In December 2020, I decided that I would take part in Veganuary. Prompted partly by reading Rich Rolls book “Finding Ultra” and “The Game Changers” on Netflix was determined to prove to myself I could manage it and if it lived up to all the hype. After much research, and signing up to the official Veganuary website, I was excited to get going.
Before I start, it’s important to mention that I’m by no means a cook. I don’t enjoy it and I’m not particularly good at it. Alex explained that she had little to no interest in becoming vegan and that I would be “going it alone”. I started this journey as a through and through meat eater. I love burgers and partial to a cheeky Nandos and my Christmas dinner consisted of no less than 5 types of meat (I’m including pigs in blankets as 2)
Veganuary was fast becoming a bigger undertaking than I imagined and it hadn’t even reached January 1st.
Armed with the The No Meat Athlete Cookbook (a very welcome Christmas to present) and some government enforced spare time (thanks BoJo), I set about trying to remove all meat and animal derived foods from my diet.
This blogpost aims to explore the good, the bad and the ugly. I’ll let you know what I found easy and where the biggest challenges were.
Meal planning was step number one on my vegan journey. I set out with the ambition of not only going vegan but trying to eat whole foods. I quickly learned that this was a step too far for me, certainly as a first attempt, and I readjusted my goals.
I knew if I was going to make this work, I’d need to get better at meal planning, batch cooking and somehow finding the motivation to cook after a long day at work and a run.
The meals were surprisingly straightforward. From homemade vegan meatballs to plant-based lasagna, I explored the different dishes and made some successful meals. Of course, I also had my fair share of “that needed more spice” and “it didn’t taste of much” meals. Essentially, I managed to eat the things I would usually eat by replaced the meat for lentils or beans.
I have always had a sweet tooth. Something that is directly linked to my weight. Now before I get reminded about “calories in/out and no food is bad food”, I want t point out that I have always very much been a 3 chocolate bars for £1.50 at the petrol station and they have all gone before I pull off the forecourt. My relationship with sweets is a love/hate one. I love eating them but hate how it makes me feel
I was wary of vegan snacks at first. Would they be tasteless? Would they be readily available?

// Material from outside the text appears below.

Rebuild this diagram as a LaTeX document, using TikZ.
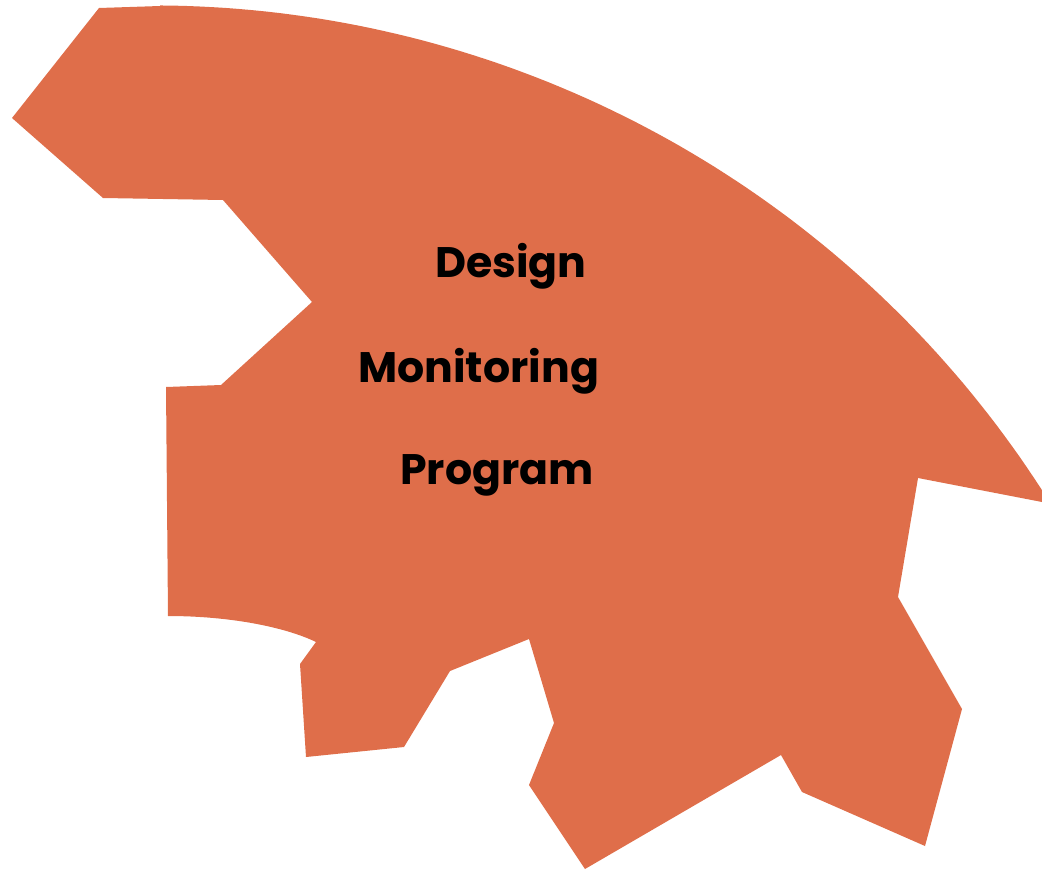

The answer is a mixed bag. Some vegan snacks are delicious. I’m a big fan of the Graze cocoa and vanilla flapjacks and Eat Natural vegan bars. However, I also tried my fair share of blant, stodgy snacks.
In the most part they are pretty easy to pick up. Sainsbury’s and large Tescos seem to be the best. Tesco express, budgens and coop all had a few but not real selection. It’s also worth noting that many are considerably more expensive than normal treats.
So, that’s the basics. Now for my summary. I’ve divide this section into the good, the bad and the ugly.
The Good (Top 3)
- I have dropped about 5kg since going vegan. It has been a steady weight loss without much effort. Losing 5kg in a month is relatively slow for me. When I have been on Slimming World in the past I can lose almost 5kg in a week. This hasn’t felt like I’m missing out and it I certainly haven’t felt hungry.
- My energy levels appear to have increased, although I’m not 100% sure I can put this all down to the vegan diet. Until I the day-to-day hectic nature of my life resumes (which will inevitably coincide with lockdown ending) it will be hard to say for sure.
- My mental wellness has improved. The vegan journey was never about being an “Eco warrior” or “Animal activist” but there is something surprisingly satisfying about knowing that my actions are having a positive impact on the world.
The Bad (Bottom 3)
- Vegan food is still considerably more expensive that non-vegan food. An example of this can be found with milk, where a 1l bottom of Alpro is £180 as opposed to £1 for the equivalent amount of cows milk. This is probably not the most extreme example (Easter eggs, chocolate, cheese) but it does highlight a problem. I can only see the prices becoming more comparable as more people chose “the lifestyle”.
- Although this hasn’t really applied, given my inability to go out, but I could imagine the vegan options when eating out are limited. I did some research on local restaurants and while everywhere did have a vegan option, it was quite often only one. If you eat out a lot like I do, it’s probably something to be mindful of. Definitely important to check the menu before booking.
- Some of the recipes are bland! Not just a little blank but extremely bland. I know that’s a case of seasoning but for a novice chef like me, I’d like to have had more default recipes with strong flavours.
There are no two ways about it. Veganism, or at least the transition to veganism, is a real shock to the system. Without going into too much detail, the aroma is extremely unpleasant for the first couple of weeks. Be prepared!
I have found the transition to veganism far easier than I would every have imagined. It has been straightforward and I’ve enjoyed trying new foods and, dare I say it, doing all my own cooking.
Would I recommend veganism? Well let’s put it this way, as I write this review I’m currently on week 2 of Vegebuary (see what I did there). I won’t be going back to animal products in my diet anytime soon… although the summer BBQ season is definitely going to test my resolve.